The bust of Nefertiti already illustrated belongs to this period, found in the remains of the workshop of the sculptor Thutmose at Amarna. In it we see some of the elongation typical of the sculpture of the period. Akhenaten himself was portrayed in a very distinctive way, with an long head, almond eyes and thick lips, and feminine body. The reasons for this are still debated.

The essence of the innovations of Amarna art is a significant shift in ideology. As the old gods were replaced with monotheism, the old artistic conventions were shaken as well. As Hauser put it, “the formalism of the Middle Kingdom yields both in religion and art to a dynamic and naturalistic approach which encourages men to delight in making new discoveries.”

After Akhenaten’s death, his successor Tutankhamun renounced the new religion and artistic conventions were quietly restored. Already in Tutankhamun’s funerary goods, only glimpses remain of the Amarna style.

Conclusion


A great deal has been lost from the culture of ancient Egypt, and we have to piece together as much context as we can when trying to understand its art. The key theme is the religious and political role played by the pharaoh and his peers in the ruling class.

Ancient Egypt changed hands several times over its long history: the Hyksos, the Kushites, the Assyrians and the Persians each ruled it between periods of independence. In 332 BCE it fell to Alexander the Great, and was never to be independent again – the Greeks ruled Egypt through the Ptolemaic dynasty until the Romans incorporated it into their empire in 30 BCE. This was the beginning of the end for ancient Egyptian civilisation, not least because it became exposed to Christianity. This zealous new social force was savage in its treatment of Egyptian culture, mutilating buildings, destroying images of gods and kings, and burning papyrus texts in the name of their ‘one true god’. In 642 CE the Arabs conquered Egypt and the majority of Egyptians went down a new road again, that of Islam.

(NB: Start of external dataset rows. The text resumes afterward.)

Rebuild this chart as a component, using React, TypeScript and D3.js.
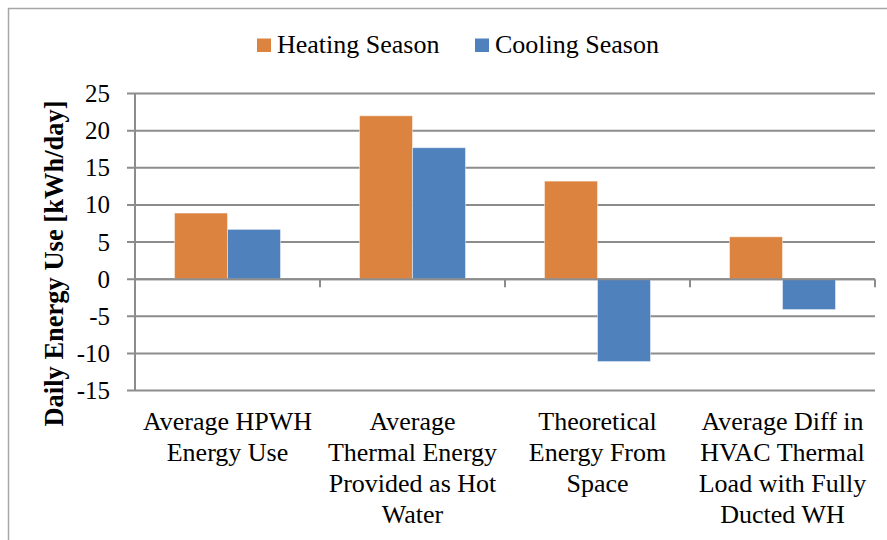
import React from "react";
import * as d3 from "d3";

const categories: string[][] = [
  ["Average HPWH", "Energy Use"],
  ["Average", "Thermal Energy", "Provided as Hot", "Water"],
  ["Theoretical", "Energy From", "Space"],
  ["Average Diff in", "HVAC Thermal", "Load with Fully", "Ducted WH"],
];
const seriesNames = ["Heating Season", "Cooling Season"];
const heating = [8.9, 22.0, 13.2, 5.7];
const cooling = [6.7, 17.7, -11.1, -4.1];
const yTicks = [25, 20, 15, 10, 5, 0, -5, -10, -15];
const colors = ["#dc843f", "#4f81bd"];

const W = 887;
const H = 540;
const left = 135;
const right = 875;
const top = 93.5;
const bottom = 390.5;
const fontStyle = { fontFamily: '"Liberation Serif", "DejaVu Serif", serif' };

export default function App() {
  const y = d3.scaleLinear().domain([-15, 25]).range([bottom, top]);
  const x0 = d3
    .scaleBand<number>()
    .domain(categories.map((_, i) => i))
    .range([left, right])
    .padding(0);
  const bw = x0.bandwidth();
  const gap = (bw * 79) / 185;
  const x1 = d3
    .scaleBand<number>()
    .domain([0, 1])
    .range([gap / 2, bw - gap / 2])
    .padding(0);
  const series = [heating, cooling];
  const zeroY = y(0);

  return (
    <svg
      width={W}
      height={H}
      style={{ position: "absolute", left: 0, top: 0, background: "#fff", ...fontStyle }}
    >
      <rect x={0} y={0} width={W} height={H} fill="#fff" />
      <rect
        x={8.5}
        y={8.5}
        width={W + 20}
        height={H + 20}
        fill="none"
        stroke="#a6a6a6"
        strokeWidth={1.5}
      />
      {yTicks.map((t) => (
        <g key={t}>
          <line
            x1={127}
            x2={right}
            y1={y(t)}
            y2={y(t)}
            stroke="#8c8c8c"
            strokeWidth={2}
          />
          <text
            x={110}
            y={y(t)}
            dy="0.34em"
            textAnchor="end"
            fontSize={25}
            fill="#000"
            style={fontStyle}
          >
            {t}
          </text>
        </g>
      ))}
      <line x1={left} x2={left} y1={top} y2={bottom} stroke="#8c8c8c" strokeWidth={2} />
      {series.map((vals, si) =>
        vals.map((v, ci) => {
          const bx = (x0(ci) ?? 0) + (x1(si) ?? 0);
          const y0 = Math.min(y(v), zeroY);
          const h = Math.abs(y(v) - zeroY);
          return (
            <rect
              key={`${si}-${ci}`}
              x={bx}
              y={y0}
              width={x1.bandwidth()}
              height={h}
              fill={colors[si]}
              stroke="#ffffff"
              strokeOpacity={0.45}
              strokeWidth={1}
            />
          );
        })
      )}
      <line x1={left} x2={right} y1={zeroY} y2={zeroY} stroke="#8c8c8c" strokeWidth={2} />
      {d3.range(categories.length + 1).map((i) => {
        const xx = left + i * bw;
        return (
          <line
            key={i}
            x1={xx}
            x2={xx}
            y1={zeroY}
            y2={zeroY + 8}
            stroke="#8c8c8c"
            strokeWidth={2}
          />
        );
      })}
      {categories.map((lines, ci) => {
        const cx = (x0(ci) ?? 0) + bw / 2;
        return (
          <text key={ci} textAnchor="middle" fontSize={26} fill="#000" style={fontStyle}>
            {lines.map((ln, li) => (
              <tspan key={li} x={cx} y={430 + li * 31}>
                {ln}
              </tspan>
            ))}
          </text>
        );
      })}
      <text
        transform={`translate(63, 263.5) rotate(-90)`}
        textAnchor="middle"
        fontSize={26.5}
        fontWeight="bold"
        fill="#000"
        style={fontStyle}
      >
        Daily Energy Use [kWh/day]
      </text>
      {seriesNames.map((name, i) => {
        const lx = i === 0 ? 257 : 475;
        return (
          <g key={name}>
            <rect x={lx} y={38.5} width={14} height={13.5} fill={colors[i]} />
            <text x={lx + 20} y={52.5} fontSize={26} fill="#000" style={fontStyle}>
              {name}
            </text>
          </g>
        );
      })}
    </svg>
  );
}
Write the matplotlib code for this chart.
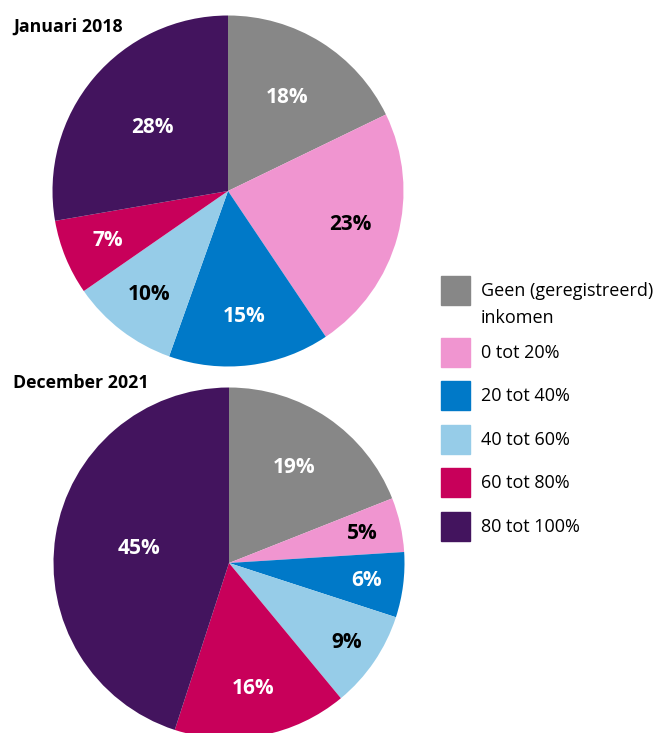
import matplotlib
matplotlib.use("Agg")
import matplotlib.pyplot as plt
from matplotlib.patches import Rectangle
import numpy as np

plt.rcParams['font.family'] = ['Open Sans', 'DejaVu Sans']

categories = ["Geen (geregistreerd)\ninkomen", "0 tot 20%", "20 tot 40%",
              "40 tot 60%", "60 tot 80%", "80 tot 100%"]
titles = ["Januari 2018", "December 2021"]
values_2018 = [18, 23, 15, 10, 7, 28]
values_2021 = [19, 5, 6, 9, 16, 45]

colors = ["#878787", "#f095d0", "#0079c8", "#96cce8", "#c8005a", "#43145e"]
text_colors = ["white", "black", "white", "black", "white", "white"]
text_colors_2021 = ["white", "black", "white", "black", "white", "white"]
dist_2018 = [0.63, 0.72, 0.72, 0.74, 0.74, 0.56]
dist_2021 = [0.66, 0.78, 0.79, 0.81, 0.73, 0.52]

W, H = 660, 733
fig = plt.figure(figsize=(W / 100, H / 100), dpi=100)

def draw_pie(cx, cy, r, values, tcols, dists):
    ax = fig.add_axes([(cx - r) / W, (H - cy - r) / H, 2 * r / W, 2 * r / H])
    wedges, _ = ax.pie(values, colors=colors, startangle=90, counterclock=False,
                       radius=1, wedgeprops=dict(linewidth=0))
    total = sum(values)
    ang = 90.0
    for v, tc, d in zip(values, tcols, dists):
        span = v / total * 360
        mid = np.deg2rad(ang - span / 2)
        ang -= span
        ax.text(d * np.cos(mid), d * np.sin(mid), f"{v}%", ha="center", va="center",
                color=tc, fontsize=15, fontweight="bold")
    ax.set_xlim(-1, 1)
    ax.set_ylim(-1, 1)
    ax.set_aspect("equal")
    ax.axis("off")
    return ax

draw_pie(228, 191, 175.5, values_2018, text_colors, dist_2018)
draw_pie(229, 563, 175.5, values_2021, text_colors_2021, dist_2021)

fig.text(13 / W, 1 - 27 / H, titles[0], fontsize=12.8, fontweight="bold",
         ha="left", va="center")
fig.text(13 / W, 1 - 383 / H, titles[1], fontsize=12.8, fontweight="bold",
         ha="left", va="center")

# legend
sq_tops = [276, 338, 381, 425, 468, 512]
for cat, col, top in zip(categories, colors, sq_tops):
    fig.patches.append(Rectangle((441 / W, 1 - (top + 29) / H), 29 / W, 29 / H,
                                 transform=fig.transFigure, color=col))
    if "\n" in cat:
        l1, l2 = cat.split("\n")
        fig.text(481 / W, 1 - (top + 15) / H, l1, fontsize=13, ha="left", va="center")
        fig.text(481 / W, 1 - (top + 42) / H, l2, fontsize=13, ha="left", va="center")
    else:
        fig.text(481 / W, 1 - (top + 15) / H, cat, fontsize=13, ha="left", va="center")

fig.savefig("out.png", dpi=100)
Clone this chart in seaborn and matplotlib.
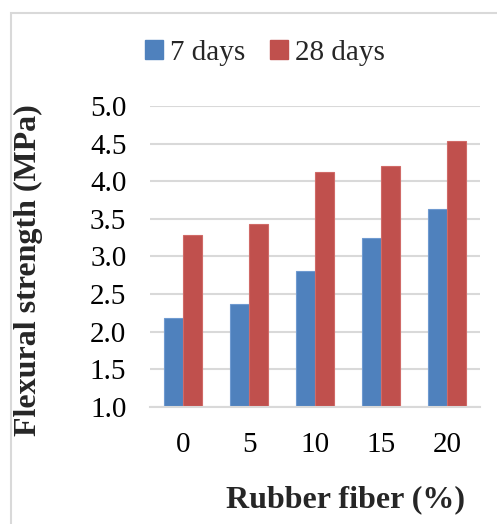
import matplotlib
matplotlib.use("Agg")
import matplotlib.pyplot as plt
import seaborn as sns
import pandas as pd
from matplotlib.patches import Rectangle, Patch

categories = ["0", "5", "10", "15", "20"]
series_names = ["7 days", "28 days"]
values_7d = [2.18, 2.37, 2.81, 3.24, 3.63]
values_28d = [3.29, 3.43, 4.12, 4.20, 4.54]
yticks = [1.0, 1.5, 2.0, 2.5, 3.0, 3.5, 4.0, 4.5, 5.0]

df = pd.DataFrame({
    "fiber": categories * 2,
    "series": [series_names[0]] * 5 + [series_names[1]] * 5,
    "value": values_7d + values_28d,
})

sns.set_theme(style="white")
plt.rcParams["font.family"] = ["Liberation Serif", "DejaVu Serif"]

W, H = 497, 524
fig = plt.figure(figsize=(W / 100, H / 100), dpi=100)
ax = fig.add_axes([150 / W, 1 - 406.7 / H, 330 / W, (406.7 - 106) / H])

palette = {"7 days": "#4F81BD", "28 days": "#C0504D"}
edges = {"7 days": "#6F9AD0", "28 days": "#D06A67"}
sns.barplot(data=df, x="fiber", y="value", hue="series", order=categories,
            hue_order=series_names, palette=palette, width=0.58, ax=ax,
            errorbar=None, legend=False, saturation=1)
for i, cont in enumerate(ax.containers):
    for p in cont:
        p.set_edgecolor(edges[series_names[i]])
        p.set_linewidth(0.8)

ax.set_ylim(1.0, 5.0)
ax.set_xlim(-0.5, 4.5)
ax.set_yticks(yticks)
ax.set_yticklabels([f"{v:.1f}" for v in yticks])
ax.yaxis.grid(True, color="#D9D9D9", linewidth=1.5)
ax.set_axisbelow(True)
for s in ["top", "right", "left"]:
    ax.spines[s].set_visible(False)
ax.spines["bottom"].set_color("#D9D9D9")
ax.spines["bottom"].set_linewidth(1.5)
ax.tick_params(axis="both", length=0, labelsize=21, colors="black")
ax.tick_params(axis="y", pad=17)
ax.tick_params(axis="x", pad=18)

ax.set_xlabel("")
ax.set_ylabel("Flexural strength (MPa)", fontsize=23, fontweight="bold")
ax.yaxis.set_label_coords(-(150 - 43) / 330, 0.5 - 0.045)
fig.text(345 / W, 1 - 500 / H, "Rubber fiber (%)", fontsize=23,
         fontweight="bold", ha="center", va="center")

handles = [Patch(facecolor=palette[n], edgecolor=palette[n], label=n) for n in series_names]
fig.legend(handles=handles, loc="center", bbox_to_anchor=(265 / W, 1 - 53 / H),
           ncol=2, frameon=False, fontsize=21, handlelength=0.6, handleheight=0.6,
           handletextpad=0.25, columnspacing=0.85)

fig.patches.append(Rectangle((10.5 / W, -0.1), 1.2, 1.1 - 13.5 / H,
                             transform=fig.transFigure, fill=False,
                             edgecolor="#D9D9D9", linewidth=1.5))

fig.savefig("out.png", dpi=100)
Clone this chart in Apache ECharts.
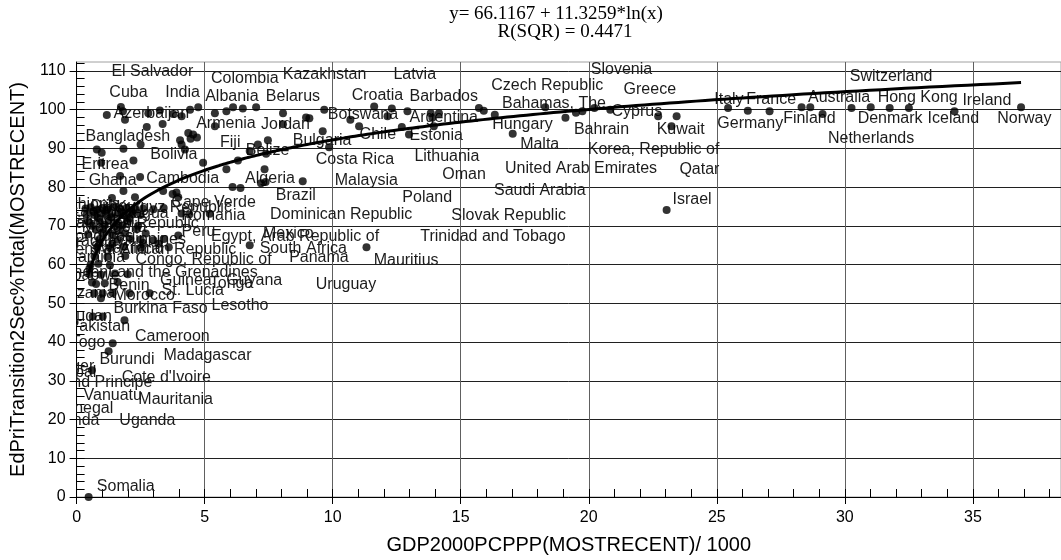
<!DOCTYPE html>
<html>
<head>
<meta charset="utf-8">
<script src="https://cdn.jsdelivr.net/npm/echarts@6/dist/echarts.min.js"></script>
<style>
html,body{margin:0;padding:0;background:#fff;}
#chart{width:1061px;height:560px;}
</style>
</head>
<body>
<div id="chart"></div>
<script>
// ---- Data (GDP per capita PPP /1000, primary->secondary transition %) ----
const pointX = [
  1.18,1.73,1.81,1.89,2.80,3.25,3.36,2.74,3.77,4.10,4.43,4.75,4.36,4.55,4.70,4.45,4.04,4.10,4.23,0.79,0.98,1.83,2.50,2.22,0.96,1.70,2.48,1.83,1.38,2.28,3.38,3.75,3.90,4.94,
  5.40,5.40,5.85,6.11,6.49,7.01,8.06,8.06,9.09,5.85,6.30,6.76,7.08,7.47,7.40,7.34,7.38,7.20,6.09,6.40,8.83,8.96,9.61,9.86,9.67,
  10.69,11.03,11.62,12.14,12.31,12.70,12.92,12.98,13.83,13.89,14.15,13.95,15.71,15.90,16.33,17.03,18.30,19.09,19.50,19.75,20.22,20.84,
  22.71,23.43,23.23,23.04,25.44,26.21,27.06,28.31,28.65,29.13,30.26,31.01,31.75,32.50,34.28,36.88,
  11.32,6.76,5.20,3.97,3.97,
  0.50,0.76,0.69,1.02,1.41,2.07,2.85,0.95,1.87,1.02,0.63,1.41,1.25,0.60,0.47,
  0.35,0.55,0.80,1.00,1.20,1.45,1.70,1.95,2.30,2.60,3.00,3.40,
  0.40,0.70,0.95,1.30,1.60,1.90,2.20,2.50,4.10,4.40,
  0.45,0.90,1.25,1.55,2.00,0.60,1.10,1.50,1.80,2.40,
  1.00,1.40,1.90,2.70,0.90,1.60,2.10,2.50,3.00,3.40,
  0.80,1.30,1.85,2.50,3.60,0.70,1.20,1.90,0.55,0.85,1.30,
  0.50,0.95,1.50,2.00,0.60,1.10,1.60,
  0.65,1.15,1.75,2.15,0.85,1.35,2.05,0.75,1.05,1.65,2.35,0.45,0.90,1.40,2.60,3.20
];
const pointY = [
  98.6,100.7,99.6,97.4,99.1,99.8,96.3,95.5,98.9,98.3,100.0,100.6,94.0,93.6,92.8,92.5,92.1,91.0,89.7,89.7,88.9,89.9,91.0,86.9,86.3,82.9,82.6,79.0,77.2,77.4,79.0,78.2,78.6,86.3,
  99.1,95.7,99.6,100.6,100.3,100.6,99.1,96.2,97.8,84.6,86.9,89.3,91.0,92.1,88.6,84.6,81.3,81.0,80.0,79.8,81.5,98.0,94.4,90.3,100.0,
  97.4,95.7,100.8,98.3,100.3,95.5,99.6,93.6,99.1,97.9,99.1,95.7,100.4,99.7,98.7,93.8,100.6,97.9,99.2,99.6,100.4,100.0,
  98.3,98.3,95.7,74.1,100.4,99.7,99.6,100.6,100.6,98.9,100.4,100.6,100.4,100.4,99.6,100.6,
  64.5,65.0,73.1,67.5,77.4,
  59.0,55.0,52.6,52.6,52.6,52.6,52.6,51.3,45.6,46.6,46.6,39.7,37.6,32.7,0.0,
  74.5,74.8,74.2,74.6,74.3,74.8,74.4,74.6,74.2,74.5,74.3,74.6,
  73.0,72.8,73.2,72.9,73.1,72.7,73.0,72.8,73.2,72.9,
  71.2,71.0,71.3,70.9,71.1,70.0,70.2,69.9,70.1,70.0,
  68.2,67.9,68.1,68.0,66.6,66.4,66.7,66.5,66.3,66.6,
  64.5,64.3,64.6,64.4,64.5,62.1,62.0,62.2,60.0,60.2,59.8,
  57.6,57.4,57.7,57.5,55.4,55.2,55.5,
  73.8,73.9,73.6,73.7,72.0,72.2,71.9,69.0,69.2,68.8,69.1,67.8,65.5,65.3,65.6,65.4
];

const labelText = [
  "El Salvador","Cuba","India","Colombia","Kazakhstan","Latvia","Albania","Belarus","Croatia","Barbados",
  "Czech Republic","Slovenia","Greece","Switzerland","Australia","Hong Kong","Ireland","Norway","Iceland","Denmark",
  "Netherlands","Finland","Germany","Italy","France","Cyprus","Kuwait","Bahrain","Bahamas, The","Hungary",
  "Malta","Korea, Republic of","United Arab Emirates","Qatar","Saudi Arabia","Israel","Slovak Republic","Trinidad and Tobago","Mauritius","Uruguay",
  "Poland","Dominican Republic","Oman","Lithuania","Estonia","Argentina","Botswana","Chile","Costa Rica","Malaysia",
  "Bulgaria","Jordan","Armenia","Fiji","Belize","Algeria","Brazil","Cambodia","Bolivia","Bangladesh",
  "Azerbaijan","Eritrea","Ghana","Cape Verde","Romania","Egypt, Arab Republic of","Mexico","South Africa","Panama","Guyana",
  "Tonga","Guinea","St. Lucia","Benin","Morocco","Lesotho","Burkina Faso","Cameroon","Burundi","Madagascar",
  "Cote d'Ivoire","Mauritania","Uganda","Somalia","Vanuatu",
  "Ethiopia","Djibouti","Kyrgyz Republic","Lao PDR","Nicaragua","Syrian Arab Republic","Tajikistan","Mongolia","Peru","Honduras",
  "Philippines","Paraguay","Swaziland","Central African Republic","Congo, Republic of","Namibia","St. Vincent and the Grenadines","Zimbabwe","Tanzania","Sudan",
  "Pakistan","Togo","Niger","Nepal","Sao Tome and Principe","Senegal","Rwanda"
];
const labelX = [
  1.36,1.28,3.46,5.25,8.05,12.37,5.02,7.39,10.74,13.00,
  16.19,20.08,21.36,30.19,28.56,31.28,34.59,35.95,33.23,30.50,
  29.34,27.59,25.02,24.90,26.15,20.89,22.65,19.42,16.61,16.23,
  17.32,19.96,16.73,23.54,16.30,23.27,14.63,13.42,11.60,9.34,
  12.72,7.55,14.28,13.19,13.00,13.00,9.81,11.05,9.34,10.08,
  8.44,7.20,4.67,5.60,6.61,6.58,7.78,2.72,2.88,0.35,
  1.44,0.19,0.47,3.70,4.09,5.25,7.28,7.15,8.30,5.84,
  5.20,3.26,3.32,1.25,1.44,5.27,1.44,2.28,0.89,3.39,
  1.76,2.41,1.67,0.79,0.27,
  -0.55,0.55,1.55,-0.20,0.75,-1.10,-0.30,0.20,4.10,-0.50,
  1.25,-0.80,0.55,-0.50,2.30,-0.40,-1.60,-1.20,-1.00,-0.43,
  -0.31,-0.23,-0.80,-0.86,-3.50,-0.86,-1.40
];
const labelY = [
  109.7,104.4,104.4,107.9,109.0,109.0,103.3,103.3,103.6,103.3,
  106.2,110.3,105.1,108.5,103.1,103.1,102.3,97.7,97.7,97.7,
  92.6,97.7,96.4,102.6,102.6,99.5,94.9,94.9,101.5,96.2,
  91.0,89.7,84.9,84.6,79.2,76.9,72.6,67.2,61.0,54.9,
  77.4,72.8,83.3,87.9,93.3,97.9,98.7,93.6,87.2,81.8,
  92.1,96.2,96.4,91.5,89.5,82.1,77.7,82.1,88.5,93.1,
  99.0,85.9,81.8,75.9,72.6,67.1,67.9,64.1,61.8,55.8,
  55.0,55.8,53.4,54.7,52.1,49.3,48.7,41.5,35.6,36.5,
  30.8,25.2,19.7,2.8,26.1,
  75.4,75.0,74.6,73.6,73.2,70.5,71.6,69.6,68.6,67.2,
  66.4,66.0,64.2,63.8,61.2,61.8,58.0,57.2,52.4,46.5,
  44.1,39.9,33.6,32.2,29.5,22.8,19.7
];

// Axis tick values
const xMajorTicks = [0,5,10,15,20,25,30,35];
const xMinorTicks = Array.from({length:39},(_,i)=>i);
const yMajorTicks = [0,10,20,30,40,50,60,70,80,90,100,110];
const yMinorTicks = Array.from({length:57},(_,i)=>i*2);

// Logarithmic fit shown in the title
const fitA = 66.1167, fitB = 11.3259;
const fitXMin = 0.47, fitXMax = 36.88;
const titleLine1 = "y= 66.1167 + 11.3259*ln(x)";
const titleLine2 = "R(SQR) = 0.4471";

// ---- Build ----
const X_MAX = 38.44, Y_MAX = 112.3;
const pts = pointX.map((x,i)=>[x, pointY[i]]);
const lbls = labelX.map((x,i)=>[x, labelY[i]]);
const fit = [];
for (let i=0;i<=300;i++){
  const x = fitXMin*Math.pow(fitXMax/fitXMin, i/300);
  fit.push([x, fitA + fitB*Math.log(x)]);
}
const SANS = '"Liberation Sans", Arial, Helvetica, sans-serif';
const SERIF = '"Liberation Serif", "Times New Roman", serif';

const chart = echarts.init(document.getElementById('chart'), null, {renderer:'canvas'});
chart.setOption({
  animation:false,
  backgroundColor:'#fff',
  grid:{left:73,right:0,top:62,bottom:60,show:true,borderColor:'#a0a0a0',borderWidth:1,backgroundColor:'transparent'},
  graphic:[
    {type:'text',x:556,y:14,z:10,style:{text:titleLine1,font:'19px '+SERIF,fill:'#000',align:'center',verticalAlign:'middle'}},
    {type:'text',x:565,y:32,z:10,style:{text:titleLine2,font:'19px '+SERIF,fill:'#000',align:'center',verticalAlign:'middle'}}
  ],
  xAxis:[
    {type:'value',min:0,max:X_MAX,interval:5,position:'bottom',
     name:'GDP2000PCPPP(MOSTRECENT)/ 1000',nameLocation:'middle',nameGap:38,
     nameTextStyle:{fontFamily:SANS,fontSize:20,color:'#000'},
     axisLine:{show:true,onZero:false,lineStyle:{color:'#000',width:1}},
     axisTick:{show:true,inside:false,length:7,lineStyle:{color:'#000'},customValues:xMajorTicks},
     axisLabel:{show:true,margin:13,fontFamily:SANS,fontSize:16,color:'#000',customValues:xMajorTicks},
     splitLine:{show:true,showMinLine:false,showMaxLine:true,lineStyle:{color:'#606060',width:1}}
    },
    {type:'value',min:0,max:X_MAX,interval:1,position:'bottom',
     axisLine:{show:false},
     axisTick:{show:true,inside:true,length:8,lineStyle:{color:'#000'},customValues:xMinorTicks},
     axisLabel:{show:false},splitLine:{show:false}
    }
  ],
  yAxis:[
    {type:'value',min:0,max:Y_MAX,interval:10,position:'left',
     name:'EdPriTransition2Sec%Total(MOSTRECENT)',nameLocation:'middle',nameGap:46,
     nameTextStyle:{fontFamily:SANS,fontSize:20,color:'#000'},
     axisLine:{show:true,onZero:false,lineStyle:{color:'#000',width:1}},
     axisTick:{show:true,inside:false,length:7,lineStyle:{color:'#000'},customValues:yMajorTicks},
     axisLabel:{show:true,margin:11,fontFamily:SANS,fontSize:16,color:'#000',customValues:yMajorTicks},
     splitLine:{show:true,showMinLine:false,showMaxLine:true,lineStyle:{color:'#202020',width:1}}
    },
    {type:'value',min:0,max:Y_MAX,interval:2,position:'left',
     axisLine:{show:false},
     axisTick:{show:true,inside:true,length:8,lineStyle:{color:'#000'},customValues:yMinorTicks},
     axisLabel:{show:false},splitLine:{show:false}
    }
  ],
  series:[
    {type:'custom',name:'labels',xAxisIndex:0,yAxisIndex:0,clip:true,z:2,silent:true,
     data:lbls,
     renderItem:function(params,api){
       const p = api.coord([api.value(0), api.value(1)]);
       return {type:'text',x:p[0],y:p[1],
         style:{text:labelText[params.dataIndex],fill:'#1c1c1c',font:'16px '+SANS,align:'left',verticalAlign:'middle'}};
     }
    },
    {type:'scatter',name:'countries',xAxisIndex:0,yAxisIndex:0,z:3,
     symbol:'circle',symbolSize:8,itemStyle:{color:'#000'},data:pts},
    {type:'line',name:'fit',xAxisIndex:0,yAxisIndex:0,z:4,showSymbol:false,symbol:'none',smooth:false,
     lineStyle:{color:'#000',width:3},data:fit}
  ]
});
</script>
</body>
</html>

A great deal of Egypt’s ancient art has fortunately survived. And from it we can trace a line of influence into the art of archaic Greece, and from there to Rome, whose respect for this ancient culture can sometimes be seen in works made in a pastiche ‘Egyptian’ style.

Further investigation


Youtube user easeen has posted the History Channel documentary Civilisations: The Way of Eternity (2006), a popular show narrated by Simon Chilvers. See the episode in six parts: 1, 2, 3, 4, 5, 6.



[1] Jaromir Malek, Egyptian Art (1999).
[2] Arnold Hauser, The Social History of Art, vol. 1 (1951).
[3] Malek, op. cit.
[4] Pharaohs were not normally thought to be gods themselves, but neither were they ordinary mortals. They interceded with the gods to keep society running smoothly, thus supposedly acting for the good of everyone. In the period following the Old Kingdom, a series of low floods hit agriculture and contributed to bringing the Pharaoh’s ability to rule into question.
[5] Janson, H. W. and Janson, A. F., History of Art: The Western Tradition (6th ed. 2003).
[6] Tomb robbery was already a problem at the height of Egyptian civilisation, showing that not everybody at the time took seriously the Pharaoh’s divine nature, or the curses supposedly laid upon anyone disturbing their tombs. Tomb robbery may have been committed by unpaid tomb workers, or even by pharaohs hungry for gold to recycle.
[7] Gay Robins, The Art of Ancient Egypt (2008).
[8] Nonetheless we do know some names. The famous bust of Nefertiti was probably the work of a sculptor called Thutmose, whose workshop was found at Amarna. The multi-talented Imhotep (2650–2600 BCE), whose most imposing work was the step pyramid of Djoser, may be the first architect known to us by name. Many names of architects were recorded not to immortalise the artist but simply because they were high-ranking figures mentioned in tomb inscriptions, etc.
[9] At the time the city was called Akhetaten, and became known as Amarna in the later Arabic period.